In Kumano, Mariko Mori’s 1998 video, the artist is the central character who journeys through a series of four different oneiric landscapes. The viewer follows the artist through an ancient forest, to a sacred temple and eventually to outer space. The video gives the impression that we are participating in the artists’ dream, and that it is perhaps a lucid dream in which she is in control of the flow of events on her path to enlightenment. At each location there is a profound sense of searching for personal definition and spiritual enrichment through ritual. Kumano’s pace is at times rapid and out of control, and at other moments the central character forces a slowdown in the narrative with deliberate, precise ceremonial behavior. Mori uses ritual as the touchstone to create her fantasy of the future.

“The American dream has always depended on the dialogue between the present and the past. In architecture, as in all our other arts – indeed, as in our political and social culture as a whole – ours has been a struggle to formulate and sustain a usable past.” Robert A.M. Stern, Pride of Place

The American dream is at the forefront of work by New York painter Peter Drake. His naked suburbanites seem to have found the ultimate lifestyle freedom can afford. They are fully possessed of their bodies and the suburban environment in which they conduct their activities. The act of celebrating ownership of body and property becomes highly comical as Drakes’ middle aged, sagging subjects play tennis in the open air and shoot slingshots in front of a typical Leave it to Beaver house completely and contentedly in the buff.

In M.K. Guth’s sculpture/video installation Sara, go down in the hole and get some potatoes… the sculptural environment is the ghost of dated American kitchen. On one of the kitchen walls a fuzzy projection of a life-size woman peeling potatoes shocks the sleepy setting to life. In an article in the New York Times entitled “Dream House” (April 1997) the author says that “to be an American is to aspire to a room of one’s own.” The character in the video declares the space as her own; the space traditionally relegated to the female sex. The refrigerator, sink, table and chairs that make up the room are still and silent, heavy in form, but transparent in appearance. Despite familiarity with the interior setting Sara’s presence makes it difficult for the viewer to feel at home.

“Throw your dreams into space like a kite, and you do not know what it will bring back, a new life, a new friend, a new love, a new country.” Anais Nin, The Diaries of Anais Nin

Dinh Q. Le, a Vietnamese artist now living part-time in Los Angeles, has created a new body of work in which he weaves photojournalistic images with stills from Hollywood Vietnam movies. In one piece Le combines Nick Ut’s Pulitzer Prize winning photo of a napalmed girl with an image of Tom Cruise from the movie Born on the Fourth of July. The latter image assumes dominance but it’s the underlying image of the burned girl that catalyzed anti-Vietnam sentiment. In turn it fueled the desire for a rethinking of America’s involvement in Vietnam. The sentiment that Ut’s very real photograph sparked can be seen in the artifice of Oliver Stone’s movie, which focuses on the tragedy of Vietnam in the American context. Le presents a forceful play on memory and media and ultimately how they effect our view of reality; he presents a space where fantasy and reality merge to create a powerful and emotional mix.
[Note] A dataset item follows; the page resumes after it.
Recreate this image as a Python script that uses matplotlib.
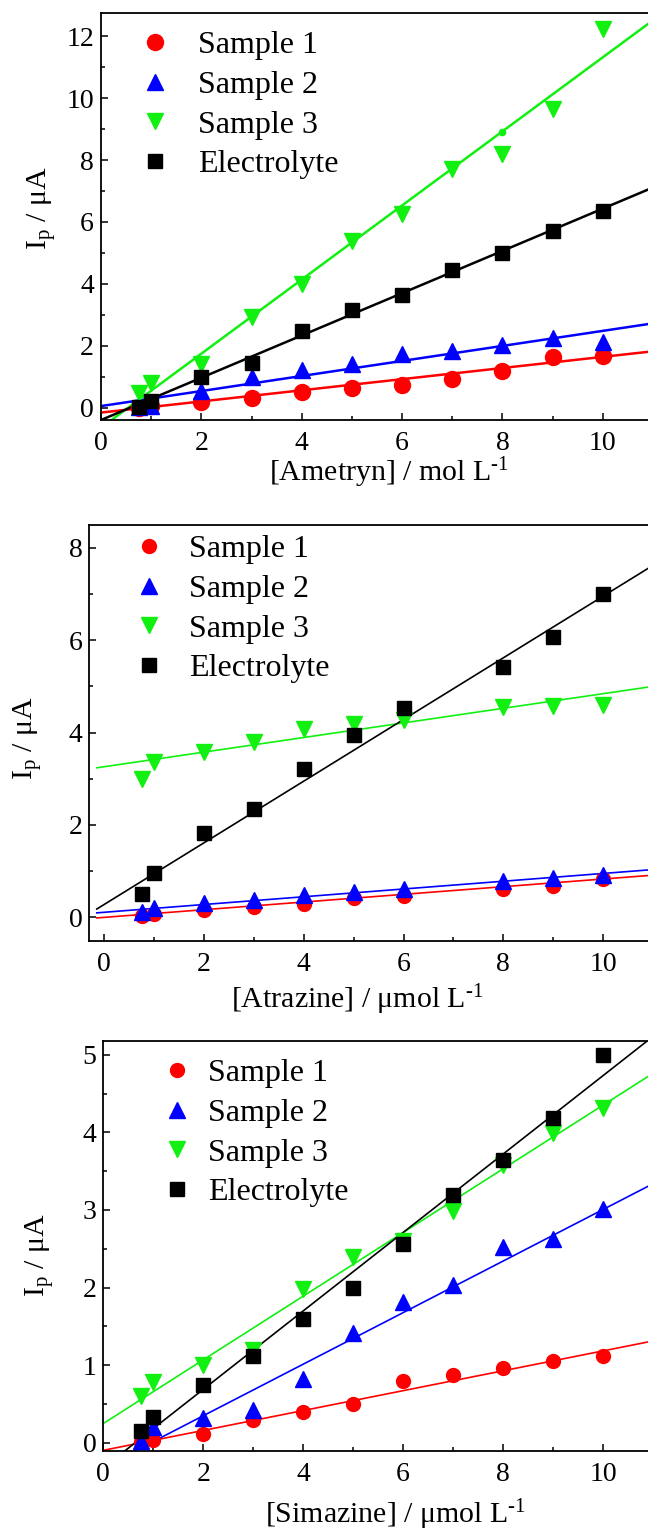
import numpy as np
import matplotlib
matplotlib.use("Agg")
import matplotlib.pyplot as plt
from matplotlib.ticker import MultipleLocator

plt.rcParams["font.family"] = ["Liberation Serif", "DejaVu Serif"]
plt.rcParams["mathtext.fontset"] = "custom"
plt.rcParams["mathtext.rm"] = "Liberation Serif"
plt.rcParams["mathtext.it"] = "Liberation Serif:italic"

series_labels = ["Sample 1", "Sample 2", "Sample 3", "Electrolyte"]
series_colors = ["#ff0000", "#0000ff", "#11f011", "#000000"]
series_markers = ["o", "^", "v", "s"]

# Ametryn
ametryn_conc = [0.75, 1, 2, 3, 4, 5, 6, 7, 8, 9, 10]
ametryn_s1 = [-0.02, 0.05, 0.17, 0.30, 0.50, 0.63, 0.74, 0.94, 1.18, 1.65, 1.68]
ametryn_s2 = [0.03, 0.05, 0.55, 1.00, 1.20, 1.42, 1.72, 1.82, 2.02, 2.25, 2.12]
ametryn_s3 = [0.46, 0.79, 1.40, 2.94, 3.98, 5.38, 6.26, 7.70, 8.18, 9.66, 12.24]
ametryn_el = [0.02, 0.20, 0.98, 1.45, 2.47, 3.15, 3.64, 4.46, 4.98, 5.70, 6.34]
ametryn_slope = [0.180, 0.243, 1.197, 0.683]
ametryn_icpt = [-0.16, 0.05, -0.65, -0.40]
ametryn_fit_point = (8, 8.92)

# Atrazine
atrazine_conc = [0.75, 1, 2, 3, 4, 5, 6, 8, 9, 10]
atrazine_s1 = [0.02, 0.07, 0.16, 0.22, 0.28, 0.42, 0.46, 0.62, 0.68, 0.82]
atrazine_s2 = [0.12, 0.20, 0.30, 0.38, 0.49, 0.55, 0.62, 0.78, 0.85, 0.91]
atrazine_s3 = [2.99, 3.37, 3.58, 3.79, 4.07, 4.19, 4.28, 4.56, 4.57, 4.59]
atrazine_el = [0.50, 0.95, 1.82, 2.34, 3.20, 3.94, 4.53, 5.41, 6.06, 7.00]
atrazine_slope = [0.083, 0.084, 0.158, 0.667]
atrazine_icpt = [0.00, 0.11, 3.26, 0.28]

# Simazine
simazine_conc = [0.75, 1, 2, 3, 4, 5, 6, 7, 8, 9, 10]
simazine_s1 = [0.01, 0.04, 0.11, 0.30, 0.40, 0.50, 0.80, 0.87, 0.96, 1.06, 1.12]
simazine_s2 = [0.02, 0.20, 0.32, 0.42, 0.82, 1.42, 1.82, 2.03, 2.52, 2.63, 3.01]
simazine_s3 = [0.60, 0.78, 1.00, 1.20, 1.98, 2.39, 2.60, 2.99, 3.58, 3.99, 4.31]
simazine_el = [0.16, 0.33, 0.75, 1.12, 1.59, 1.99, 2.56, 3.19, 3.65, 4.18, 5.00]
simazine_slope = [0.128, 0.332, 0.410, 0.505]
simazine_icpt = [-0.095, -0.314, 0.25, -0.32]

W, H = 648, 1532
fig = plt.figure(figsize=(W / 100, H / 100), dpi=100)


def add_axes_px(left, top, right, bottom):
    return fig.add_axes([left / W, 1 - bottom / H, (right - left) / W, (bottom - top) / H])


UNIT = "L$^{\\mathrm{\u20101}}$"

panels = [
    dict(box=(101, 12.7, 648, 420), xlim=(0, 10.9), ylim=(-0.4, 12.76), ymajor=2, yminor=1,
         conc=ametryn_conc, ys=[ametryn_s1, ametryn_s2, ametryn_s3, ametryn_el],
         slope=ametryn_slope, icpt=ametryn_icpt, line_x0=0.0, lw=1.8,
         ms=[11.5, 12, 10.5], xlabel="[Ametryn] / mol " + UNIT,
         xlab_pos=(389, 456), ylab_pos=(41, 208), leg_pos=(133, 31), leg_pad=0.63),
    dict(box=(89.3, 525, 648, 940.7), xlim=(-0.3, 10.9), ylim=(-0.505, 8.49), ymajor=2, yminor=1,
         conc=atrazine_conc, ys=[atrazine_s1, atrazine_s2, atrazine_s3, atrazine_el],
         slope=atrazine_slope, icpt=atrazine_icpt, line_x0=-0.15, lw=1.2,
         ms=[10, 11, 9.5], xlabel="[Atrazine] / \u03bcmol " + UNIT,
         xlab_pos=(357, 983), ylab_pos=(28, 738), leg_pos=(127, 535), leg_pad=0.545),
    dict(box=(103.3, 1040.7, 648, 1450.7), xlim=(0, 10.9), ylim=(-0.1, 5.18), ymajor=1, yminor=0.5,
         conc=simazine_conc, ys=[simazine_s1, simazine_s2, simazine_s3, simazine_el],
         slope=simazine_slope, icpt=simazine_icpt, line_x0=0.0, lw=1.2,
         ms=[10, 11, 9.5], xlabel="[Simazine] / \u03bcmol " + UNIT,
         xlab_pos=(395, 1498), ylab_pos=(40, 1255), leg_pos=(155, 1059), leg_pad=0.26),
]

for i, p in enumerate(panels):
    ax = add_axes_px(*p["box"])
    ax.set_xlim(*p["xlim"])
    ax.set_ylim(*p["ylim"])

    # fitted lines under the points
    xs = np.array([p["line_x0"], p["xlim"][1] + 0.2])
    for k in range(4):
        ax.plot(xs, p["slope"][k] * xs + p["icpt"][k], color=series_colors[k],
                lw=p["lw"], zorder=2)

    handles = []
    sizes = [p["ms"][0], p["ms"][1], p["ms"][1], p["ms"][2]]
    for k in range(4):
        h, = ax.plot(p["conc"], p["ys"][k], ls="none", marker=series_markers[k],
                     ms=sizes[k], color=series_colors[k], mec=series_colors[k],
                     label=series_labels[k], zorder=3)
        handles.append(h)

    if i == 0:
        ax.plot([ametryn_fit_point[0]], [ametryn_fit_point[1]], "o", ms=4.5,
                color=series_colors[2], zorder=3)

    ax.xaxis.set_major_locator(MultipleLocator(2))
    ax.xaxis.set_minor_locator(MultipleLocator(1))
    ax.yaxis.set_major_locator(MultipleLocator(p["ymajor"]))
    ax.yaxis.set_minor_locator(MultipleLocator(p["yminor"]))
    ax.set_xticks([0, 2, 4, 6, 8, 10])
    ax.tick_params(which="both", direction="in", width=1.1, top=False, right=False)
    ax.tick_params(which="major", length=5.3, labelsize=20)
    ax.tick_params(which="minor", length=3.1)
    ax.tick_params(axis="x", which="major", pad=8)
    ax.tick_params(axis="y", which="major", pad=5)
    ax.spines["right"].set_visible(False)
    for s in ("left", "bottom", "top"):
        ax.spines[s].set_linewidth(1.3)

    ax.set_xlabel(p["xlabel"], fontsize=21.5, va="top")
    ax.xaxis.set_label_coords(p["xlab_pos"][0] / W, 1 - p["xlab_pos"][1] / H,
                              transform=fig.transFigure)
    ax.set_ylabel("I$_{\\mathrm{p}}$ / \u03bcA", fontsize=21.5, va="center")
    ax.yaxis.set_label_coords(p["ylab_pos"][0] / W, 1 - p["ylab_pos"][1] / H,
                              transform=fig.transFigure)

    ax.legend(handles=handles, loc="upper left",
              bbox_to_anchor=(p["leg_pos"][0] / W, 1 - p["leg_pos"][1] / H),
              bbox_transform=fig.transFigure, frameon=False, borderpad=0,
              borderaxespad=0, handlelength=1.4, handletextpad=p["leg_pad"],
              labelspacing=0.32, fontsize=23)

fig.savefig("out.png", dpi=100)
Jacci Den Hartog’s polyurethane waterfalls are inspired by Chinese landscape paintings, but reek of the kitchy plastic displays in Chinese restaurants. The humor of the latter association is clearly outweighed by the anodyne seriousness Den Hartog’s work achieves. The graceful flow of the medium and careful choice of delicate, pale blues and greens gives the work dignity and an ethereal quality. Den Hartog offers a dream of an exotic distant land that is interpreted and juxtaposed through a Western aesthetic.

Cynthia Pachikara’s XYZ video installation depicts a never-ending road trip. It’s nighttime, raining, with nothing in front of the moving camera except lines on a highway. The highway is only seen in the shadow of a swinging pendulum. The dark tone of the piece suggests running from rather than to something, but there is a sense of excitement and anticipation of what lies ahead. It is within the nature of everyone to fall into the trap of believing that things could be better somewhere else. Escaping and looking forward to a new beginning. As the daughter if immigrants from India, Pachikara has a personal connection with the story of rebirth in a new land.

Vacations too are in the realm of fantasy, and tourist destinations are constructed to meet the visitors’ expectations. Nan Curtis’ new installation Archipelago Paradise Lost fabricates a vacation dream spot. Bits of metal on a series of tiny pedestals represent the string of islands, and glossy, surreal photos of the islands at dawn and at sunset line the walls. Viewers are encouraged to take a travel brochure outlining what experience awaits them on Archipelago Paradise Found. There is even a coupon for 11 dollars off a day trip package that boasts that the islands are “a place where dreams come true.”

Artists are dreamers by nature and artwork is the product of such dreaming. Dozens, if not hundreds, of different dream interpretation theories exist. But the one unifying notion that binds such varied opinions together is that dreams reveal ultimate truths and insight into the reason things happen as they do. Artists, therefore, are in the business of both questioning and revealing truths.